Exercise instructions: Check each line of the records below for the word "this" and copy those where it appears.

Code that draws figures
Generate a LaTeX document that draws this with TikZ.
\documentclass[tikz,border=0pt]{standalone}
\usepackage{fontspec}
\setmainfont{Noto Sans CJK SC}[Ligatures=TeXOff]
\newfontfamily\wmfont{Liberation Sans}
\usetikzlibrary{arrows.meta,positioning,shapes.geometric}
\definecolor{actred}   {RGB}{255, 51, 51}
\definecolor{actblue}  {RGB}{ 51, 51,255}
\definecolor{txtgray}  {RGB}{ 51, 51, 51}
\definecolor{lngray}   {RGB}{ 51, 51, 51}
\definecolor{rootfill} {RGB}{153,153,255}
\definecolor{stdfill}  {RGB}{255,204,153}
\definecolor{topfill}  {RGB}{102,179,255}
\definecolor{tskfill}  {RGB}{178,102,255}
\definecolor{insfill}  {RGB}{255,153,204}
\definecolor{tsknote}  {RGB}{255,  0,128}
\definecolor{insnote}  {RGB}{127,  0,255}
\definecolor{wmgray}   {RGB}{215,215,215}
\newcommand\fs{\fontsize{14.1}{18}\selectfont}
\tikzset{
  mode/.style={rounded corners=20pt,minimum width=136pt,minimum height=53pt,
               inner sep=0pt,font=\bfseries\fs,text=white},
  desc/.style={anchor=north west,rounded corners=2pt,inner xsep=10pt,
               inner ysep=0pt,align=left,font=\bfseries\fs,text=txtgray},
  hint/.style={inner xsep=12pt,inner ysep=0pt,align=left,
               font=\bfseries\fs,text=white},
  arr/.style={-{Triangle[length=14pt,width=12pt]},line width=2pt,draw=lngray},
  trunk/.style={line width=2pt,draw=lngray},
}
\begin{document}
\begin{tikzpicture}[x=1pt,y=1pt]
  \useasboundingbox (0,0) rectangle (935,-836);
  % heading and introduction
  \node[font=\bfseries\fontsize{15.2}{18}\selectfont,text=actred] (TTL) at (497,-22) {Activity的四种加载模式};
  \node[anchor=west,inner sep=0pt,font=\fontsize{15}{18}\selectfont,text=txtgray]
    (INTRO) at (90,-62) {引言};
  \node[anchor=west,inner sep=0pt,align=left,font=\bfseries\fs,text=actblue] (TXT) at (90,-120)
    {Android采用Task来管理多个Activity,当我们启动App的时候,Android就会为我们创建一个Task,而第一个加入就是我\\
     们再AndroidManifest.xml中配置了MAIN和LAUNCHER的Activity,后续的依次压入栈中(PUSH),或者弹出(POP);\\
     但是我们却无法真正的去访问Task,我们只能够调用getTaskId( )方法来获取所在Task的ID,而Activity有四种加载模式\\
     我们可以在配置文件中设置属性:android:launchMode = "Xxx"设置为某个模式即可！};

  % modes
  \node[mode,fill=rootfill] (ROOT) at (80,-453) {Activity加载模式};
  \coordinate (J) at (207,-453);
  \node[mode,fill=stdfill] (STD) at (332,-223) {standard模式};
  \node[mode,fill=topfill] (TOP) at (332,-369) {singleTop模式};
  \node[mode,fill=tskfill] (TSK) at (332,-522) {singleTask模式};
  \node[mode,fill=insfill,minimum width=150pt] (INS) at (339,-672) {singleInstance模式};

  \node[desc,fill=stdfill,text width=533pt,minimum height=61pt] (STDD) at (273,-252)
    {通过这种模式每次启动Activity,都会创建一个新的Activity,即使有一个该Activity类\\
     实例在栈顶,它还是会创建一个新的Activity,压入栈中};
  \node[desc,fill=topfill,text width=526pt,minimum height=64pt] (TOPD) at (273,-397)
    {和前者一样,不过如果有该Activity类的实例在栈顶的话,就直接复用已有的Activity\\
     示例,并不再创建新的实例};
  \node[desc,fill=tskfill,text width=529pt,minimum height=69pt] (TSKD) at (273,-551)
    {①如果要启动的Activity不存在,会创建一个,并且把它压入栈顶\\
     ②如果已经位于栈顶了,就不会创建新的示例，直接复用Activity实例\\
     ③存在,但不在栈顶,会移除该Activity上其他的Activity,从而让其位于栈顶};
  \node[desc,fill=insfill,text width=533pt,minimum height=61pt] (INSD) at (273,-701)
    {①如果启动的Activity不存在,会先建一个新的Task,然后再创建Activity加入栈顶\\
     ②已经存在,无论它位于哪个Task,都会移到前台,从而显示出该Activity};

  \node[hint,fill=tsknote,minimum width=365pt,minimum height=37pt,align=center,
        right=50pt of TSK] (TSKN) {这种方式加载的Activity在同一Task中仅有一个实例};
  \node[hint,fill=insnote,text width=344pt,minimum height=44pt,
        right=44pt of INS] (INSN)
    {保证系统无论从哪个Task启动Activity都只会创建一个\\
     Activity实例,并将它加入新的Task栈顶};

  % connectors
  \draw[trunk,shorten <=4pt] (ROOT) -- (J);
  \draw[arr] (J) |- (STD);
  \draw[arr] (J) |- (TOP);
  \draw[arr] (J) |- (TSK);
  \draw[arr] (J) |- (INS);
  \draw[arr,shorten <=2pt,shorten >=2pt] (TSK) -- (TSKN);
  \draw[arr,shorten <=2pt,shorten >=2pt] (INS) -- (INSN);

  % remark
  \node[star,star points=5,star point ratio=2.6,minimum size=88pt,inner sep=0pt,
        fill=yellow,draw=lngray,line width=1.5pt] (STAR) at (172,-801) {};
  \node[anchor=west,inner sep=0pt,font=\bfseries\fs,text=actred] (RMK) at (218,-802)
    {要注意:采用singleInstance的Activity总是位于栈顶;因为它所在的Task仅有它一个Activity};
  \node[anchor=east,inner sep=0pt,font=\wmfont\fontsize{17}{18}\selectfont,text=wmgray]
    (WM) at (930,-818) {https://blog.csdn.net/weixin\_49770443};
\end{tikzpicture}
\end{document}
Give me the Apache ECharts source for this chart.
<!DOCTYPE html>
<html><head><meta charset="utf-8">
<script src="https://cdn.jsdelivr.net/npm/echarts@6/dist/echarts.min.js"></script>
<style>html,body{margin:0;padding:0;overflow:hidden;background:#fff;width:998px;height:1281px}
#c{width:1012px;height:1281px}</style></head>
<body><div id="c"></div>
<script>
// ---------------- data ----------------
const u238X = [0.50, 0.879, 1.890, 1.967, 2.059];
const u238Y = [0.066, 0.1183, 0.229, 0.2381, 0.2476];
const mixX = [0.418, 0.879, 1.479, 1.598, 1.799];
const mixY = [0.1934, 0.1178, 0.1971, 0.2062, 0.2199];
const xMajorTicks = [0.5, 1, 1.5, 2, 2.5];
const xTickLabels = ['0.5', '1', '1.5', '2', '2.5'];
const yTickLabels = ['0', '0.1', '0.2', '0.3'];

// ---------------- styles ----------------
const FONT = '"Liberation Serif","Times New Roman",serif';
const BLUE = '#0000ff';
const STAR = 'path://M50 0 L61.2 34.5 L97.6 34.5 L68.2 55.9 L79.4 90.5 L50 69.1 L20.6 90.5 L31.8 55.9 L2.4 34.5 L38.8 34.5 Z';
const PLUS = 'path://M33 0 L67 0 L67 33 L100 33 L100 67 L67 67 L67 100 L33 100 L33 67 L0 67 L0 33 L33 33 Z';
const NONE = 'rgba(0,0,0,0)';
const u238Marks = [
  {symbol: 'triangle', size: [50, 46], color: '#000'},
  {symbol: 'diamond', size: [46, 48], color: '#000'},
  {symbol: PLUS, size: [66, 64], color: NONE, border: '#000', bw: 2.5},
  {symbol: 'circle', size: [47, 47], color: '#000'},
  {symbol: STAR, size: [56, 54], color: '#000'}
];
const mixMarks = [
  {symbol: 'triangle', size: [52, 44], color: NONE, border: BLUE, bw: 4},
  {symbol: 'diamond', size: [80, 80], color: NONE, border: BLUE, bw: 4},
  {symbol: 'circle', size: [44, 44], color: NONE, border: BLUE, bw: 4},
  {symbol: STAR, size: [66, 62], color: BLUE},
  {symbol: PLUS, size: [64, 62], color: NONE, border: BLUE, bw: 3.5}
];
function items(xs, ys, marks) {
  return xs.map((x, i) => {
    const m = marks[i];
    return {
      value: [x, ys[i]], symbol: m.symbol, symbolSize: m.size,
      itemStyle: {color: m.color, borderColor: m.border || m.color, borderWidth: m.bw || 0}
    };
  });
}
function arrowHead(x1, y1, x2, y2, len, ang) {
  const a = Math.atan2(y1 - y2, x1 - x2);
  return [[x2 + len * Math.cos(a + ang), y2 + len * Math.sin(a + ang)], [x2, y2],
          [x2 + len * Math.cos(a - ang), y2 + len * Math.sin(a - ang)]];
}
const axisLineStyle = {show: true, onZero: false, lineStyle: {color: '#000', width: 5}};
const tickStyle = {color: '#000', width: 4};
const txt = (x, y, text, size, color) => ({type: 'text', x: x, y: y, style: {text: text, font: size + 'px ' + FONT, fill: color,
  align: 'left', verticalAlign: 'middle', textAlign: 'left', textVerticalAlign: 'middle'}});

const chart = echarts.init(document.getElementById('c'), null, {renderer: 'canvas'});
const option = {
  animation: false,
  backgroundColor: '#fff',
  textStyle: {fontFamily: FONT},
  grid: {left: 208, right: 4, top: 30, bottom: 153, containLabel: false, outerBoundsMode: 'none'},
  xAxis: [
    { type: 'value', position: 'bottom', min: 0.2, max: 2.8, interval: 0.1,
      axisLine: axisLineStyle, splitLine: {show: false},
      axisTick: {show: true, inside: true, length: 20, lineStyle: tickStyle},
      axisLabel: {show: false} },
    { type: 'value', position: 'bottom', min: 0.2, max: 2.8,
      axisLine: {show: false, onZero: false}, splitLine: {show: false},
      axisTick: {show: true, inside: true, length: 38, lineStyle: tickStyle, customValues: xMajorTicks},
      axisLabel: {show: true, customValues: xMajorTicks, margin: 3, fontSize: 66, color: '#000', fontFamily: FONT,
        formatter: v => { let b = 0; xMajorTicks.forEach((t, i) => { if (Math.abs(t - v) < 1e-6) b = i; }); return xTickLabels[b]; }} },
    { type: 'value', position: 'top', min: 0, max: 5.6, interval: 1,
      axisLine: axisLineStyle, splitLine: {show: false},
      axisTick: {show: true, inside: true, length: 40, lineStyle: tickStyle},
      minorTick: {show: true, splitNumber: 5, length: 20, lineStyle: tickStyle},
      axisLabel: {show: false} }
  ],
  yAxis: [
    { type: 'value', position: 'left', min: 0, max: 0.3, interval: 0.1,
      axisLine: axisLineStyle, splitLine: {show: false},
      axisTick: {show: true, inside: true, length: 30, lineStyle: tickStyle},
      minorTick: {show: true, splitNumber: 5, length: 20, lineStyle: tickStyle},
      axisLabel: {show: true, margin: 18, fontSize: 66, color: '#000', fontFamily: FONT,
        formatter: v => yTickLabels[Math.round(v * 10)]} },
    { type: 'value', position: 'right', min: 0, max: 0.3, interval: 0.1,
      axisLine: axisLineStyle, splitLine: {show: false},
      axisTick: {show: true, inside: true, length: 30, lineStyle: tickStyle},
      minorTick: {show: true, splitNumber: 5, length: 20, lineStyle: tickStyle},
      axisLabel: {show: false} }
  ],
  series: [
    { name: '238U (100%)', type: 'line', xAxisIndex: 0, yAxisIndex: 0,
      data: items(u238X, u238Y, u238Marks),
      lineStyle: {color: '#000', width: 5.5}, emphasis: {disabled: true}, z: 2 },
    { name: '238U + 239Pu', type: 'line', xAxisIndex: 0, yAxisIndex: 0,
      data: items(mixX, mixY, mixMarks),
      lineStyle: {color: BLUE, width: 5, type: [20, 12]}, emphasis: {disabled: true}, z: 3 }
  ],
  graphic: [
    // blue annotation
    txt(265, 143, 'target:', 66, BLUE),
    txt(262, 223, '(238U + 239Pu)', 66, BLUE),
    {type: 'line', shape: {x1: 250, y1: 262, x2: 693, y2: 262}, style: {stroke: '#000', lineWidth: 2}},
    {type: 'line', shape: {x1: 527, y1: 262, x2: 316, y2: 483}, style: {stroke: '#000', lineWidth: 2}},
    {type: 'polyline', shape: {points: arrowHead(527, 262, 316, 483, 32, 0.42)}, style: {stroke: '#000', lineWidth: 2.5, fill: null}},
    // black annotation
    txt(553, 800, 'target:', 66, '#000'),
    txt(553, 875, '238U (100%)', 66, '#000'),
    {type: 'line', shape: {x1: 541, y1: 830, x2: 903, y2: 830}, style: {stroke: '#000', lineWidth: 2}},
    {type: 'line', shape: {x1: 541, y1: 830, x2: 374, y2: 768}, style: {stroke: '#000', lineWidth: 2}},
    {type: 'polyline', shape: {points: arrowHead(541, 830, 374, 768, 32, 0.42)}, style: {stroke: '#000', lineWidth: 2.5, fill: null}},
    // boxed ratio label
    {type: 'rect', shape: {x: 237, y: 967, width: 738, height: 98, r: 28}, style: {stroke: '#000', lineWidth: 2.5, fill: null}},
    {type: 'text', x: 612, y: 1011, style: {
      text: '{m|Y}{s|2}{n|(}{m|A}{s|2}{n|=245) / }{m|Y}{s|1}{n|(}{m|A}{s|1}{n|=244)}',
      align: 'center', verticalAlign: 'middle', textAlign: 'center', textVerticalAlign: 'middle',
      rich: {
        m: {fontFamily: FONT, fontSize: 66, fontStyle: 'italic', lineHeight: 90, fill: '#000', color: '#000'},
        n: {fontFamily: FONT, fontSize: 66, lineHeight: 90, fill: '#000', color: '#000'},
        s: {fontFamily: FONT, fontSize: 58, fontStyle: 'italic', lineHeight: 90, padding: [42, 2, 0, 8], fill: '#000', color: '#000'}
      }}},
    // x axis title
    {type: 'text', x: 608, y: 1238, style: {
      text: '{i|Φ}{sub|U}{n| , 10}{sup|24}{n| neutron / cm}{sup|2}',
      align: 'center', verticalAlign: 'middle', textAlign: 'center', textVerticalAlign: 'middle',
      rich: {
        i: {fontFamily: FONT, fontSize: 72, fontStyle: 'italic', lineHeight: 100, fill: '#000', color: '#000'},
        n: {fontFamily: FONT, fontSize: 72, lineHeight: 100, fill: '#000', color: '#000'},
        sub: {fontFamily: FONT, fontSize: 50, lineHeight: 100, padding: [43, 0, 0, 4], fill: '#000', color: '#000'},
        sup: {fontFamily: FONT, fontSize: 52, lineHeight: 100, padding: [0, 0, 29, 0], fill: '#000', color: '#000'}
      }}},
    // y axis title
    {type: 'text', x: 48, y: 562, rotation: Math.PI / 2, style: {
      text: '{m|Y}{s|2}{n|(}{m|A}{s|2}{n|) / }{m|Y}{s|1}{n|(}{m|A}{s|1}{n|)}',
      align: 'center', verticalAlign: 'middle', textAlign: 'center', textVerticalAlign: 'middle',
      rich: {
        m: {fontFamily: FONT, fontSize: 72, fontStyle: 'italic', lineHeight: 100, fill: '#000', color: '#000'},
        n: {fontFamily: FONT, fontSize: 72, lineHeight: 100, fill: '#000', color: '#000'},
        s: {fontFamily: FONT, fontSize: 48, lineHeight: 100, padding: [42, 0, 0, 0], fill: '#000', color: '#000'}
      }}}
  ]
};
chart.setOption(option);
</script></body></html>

Correct response:
Generate a LaTeX document that draws this with TikZ.
Give me the Apache ECharts source for this chart.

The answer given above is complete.